No one knows exactly what causes JRA [Juvenile Rheumatoid Arthritis]. Scientists do know it is an autoimmune disorder, which means your immune system, which normally helps your body fight infection, attacks your body's own tissues. Medicines and physical therapy can help maintain movement and reduce swelling and pain. [Looks like Juvenile rheumatoid arthritis is most probably caused by vaccinations!!! - bfg]

National Institute of Arthritis and Musculoskeletal and Skin Diseases

[Added 2/7/2014]

Serious side effects from vaccines are rare, which indicates that the benefits inherent in their administration outweigh the possibility of a patient's developing a reaction to them.
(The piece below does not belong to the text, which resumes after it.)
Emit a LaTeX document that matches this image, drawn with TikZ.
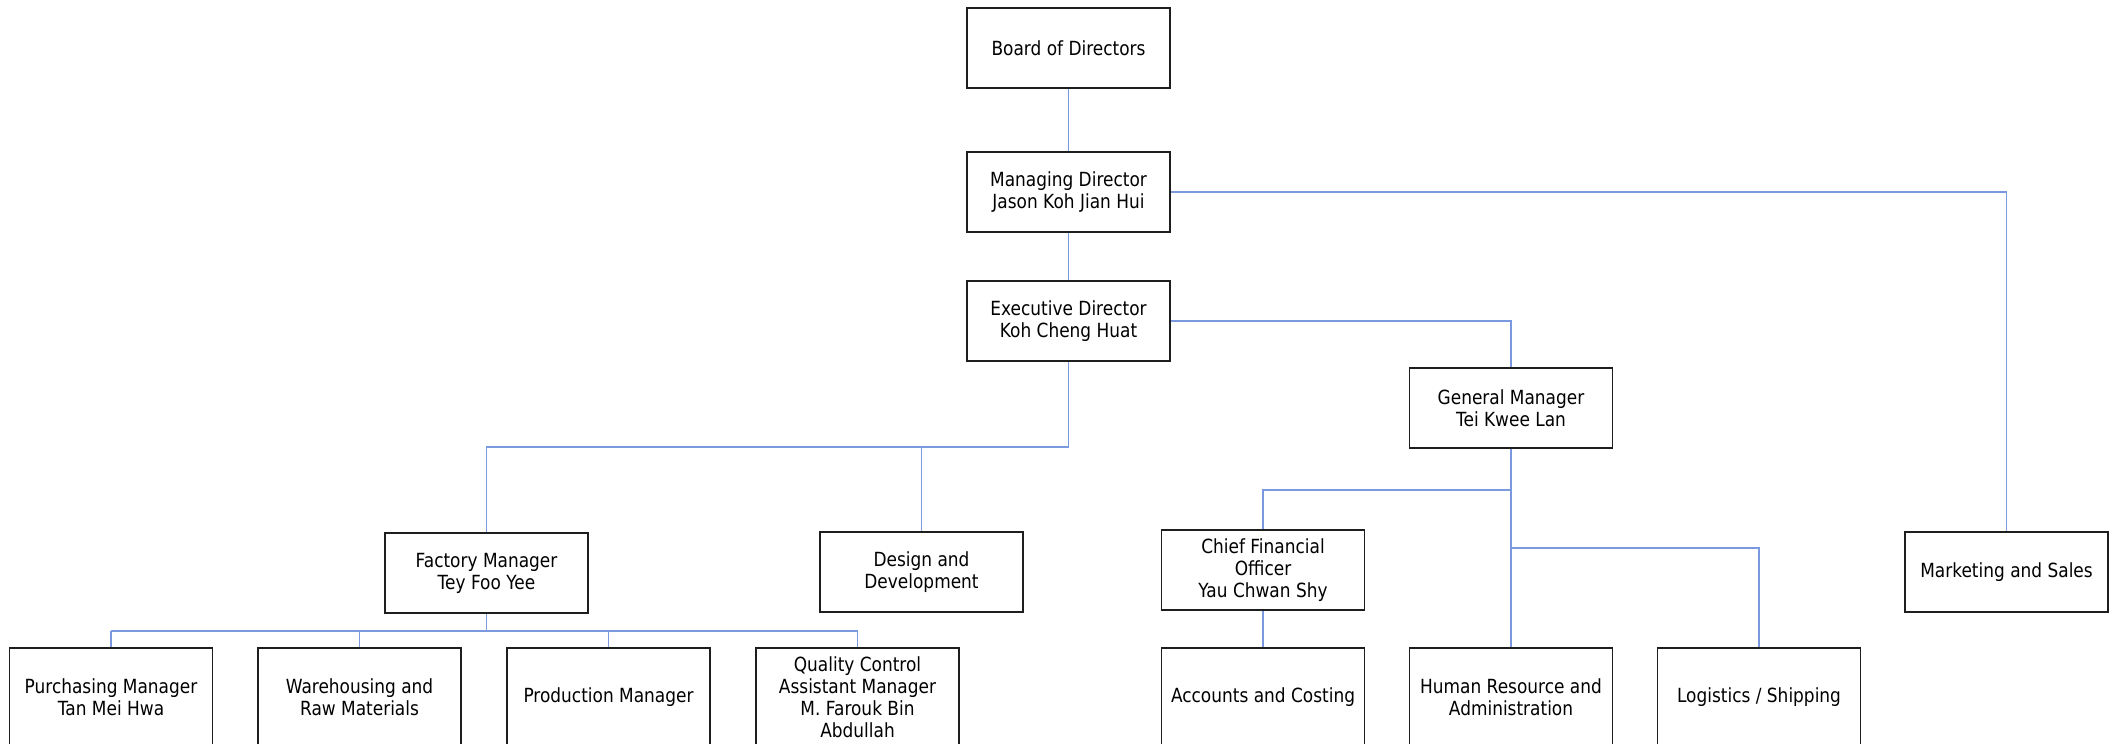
\documentclass[tikz,border=0pt]{standalone}
\usepackage{fontspec}
\setmainfont{DejaVu Sans}[FakeStretch=0.87]
\definecolor{conn}{RGB}{122,153,222}
\definecolor{edge}{RGB}{30,30,30}
\tikzset{
  box/.style={draw=edge, line width=1.8pt, fill=white, minimum width=203pt, minimum height=80pt,
    align=center, inner sep=2pt, font=\fontsize{19.5}{22}\selectfont},
  lowbox/.style={box, minimum height=98pt},
  link/.style={draw=conn, line width=1.3pt},
}
\begin{document}
\begin{tikzpicture}[x=1pt,y=-1pt]
\useasboundingbox[fill=white] (0,0) rectangle (2117,744);
% nodes
\node[box] (bod) at (1068.5,48) {Board of Directors};
\node[box] (md) at (1068.5,192) {Managing Director\\Jason Koh Jian Hui};
\node[box] (ed) at (1068.5,321) {Executive Director\\Koh Cheng Huat};
\node[box] (gm) at (1511,408) {General Manager\\Tei Kwee Lan};
\node[box] (fm) at (486.5,573) {Factory Manager\\Tey Foo Yee};
\node[box] (dd) at (921.5,572) {Design and\\Development};
\node[box] (cfo) at (1263,570) {Chief Financial\\Officer\\Yau Chwan Shy};
\node[box] (mkt) at (2006.5,572) {Marketing and Sales};
\node[lowbox] (pm) at (111,697) {Purchasing Manager\\Tan Mei Hwa};
\node[lowbox] (wh) at (359.5,697) {Warehousing and\\Raw Materials};
\node[lowbox] (prod) at (608.5,697) {Production Manager};
\node[lowbox] (qc) at (857.5,697) {Quality Control\\Assistant Manager\\M. Farouk Bin\\Abdullah};
\node[lowbox] (acc) at (1263,697) {Accounts and Costing};
\node[lowbox] (hr) at (1511,697) {Human Resource and\\Administration};
\node[lowbox] (log) at (1759,697) {Logistics / Shipping};
% junctions
\coordinate (j1) at (1068.5,447);
\coordinate (j2) at (486.5,631);
\coordinate (j3) at (1511,490);
\coordinate (j4) at (1511,548);
% connectors
\draw[link] (bod.south) -- (md.north);
\draw[link] (md.south) -- (ed.north);
\draw[link] (md.east) -| (mkt.north);
\draw[link] (ed.east) -| (gm.north);
\draw[link] (ed.south) -- (j1) -| (fm.north);
\draw[link] (j1 -| dd.north) -- (dd.north);
\draw[link] (fm.south) -- (j2);
\draw[link] (j2 -| pm.north) -- (j2 -| qc.north);
\draw[link] (j2 -| pm.north) -- (pm.north);
\draw[link] (j2 -| wh.north) -- (wh.north);
\draw[link] (j2 -| prod.north) -- (prod.north);
\draw[link] (j2 -| qc.north) -- (qc.north);
\draw[link] (gm.south) -- (hr.north);
\draw[link] (j3) -| (cfo.north);
\draw[link] (j4) -| (log.north);
\draw[link] (cfo.south) -- (acc.north);
\end{tikzpicture}
\end{document}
A comprehensive table lists all Food and Drug Administration (FDA)-approved vaccines and pays particular attention to quantities of the components aluminum, thimerosal, formaldehyde, 2-phenoxyethanol, and neomycin. [1,2] Although other constituents of vaccines, such as egg protein and gelatin, can cause immediate immunoglobulin E (IgE)-mediated hypersensitivity reactions, this article will focus primarily on delayed hypersensitivity reactions; as such, egg protein and gelatin will not be further discussed.

Basically, I would say that all food allergy reactions fall under the delayed-hypersensitivity reaction immune responses. And a food allergy that leads to anaphylaxis is definitely serious. Having a "profoundly immunocompromised state sounds serious to me. So does arthritis, juvenile rheumatoid arthritis, and optic neuritis. I submit that the medical community has basically ignored delayed-hypersensitivity reactions and when they have occurred have attributed them to something other than the vaccination.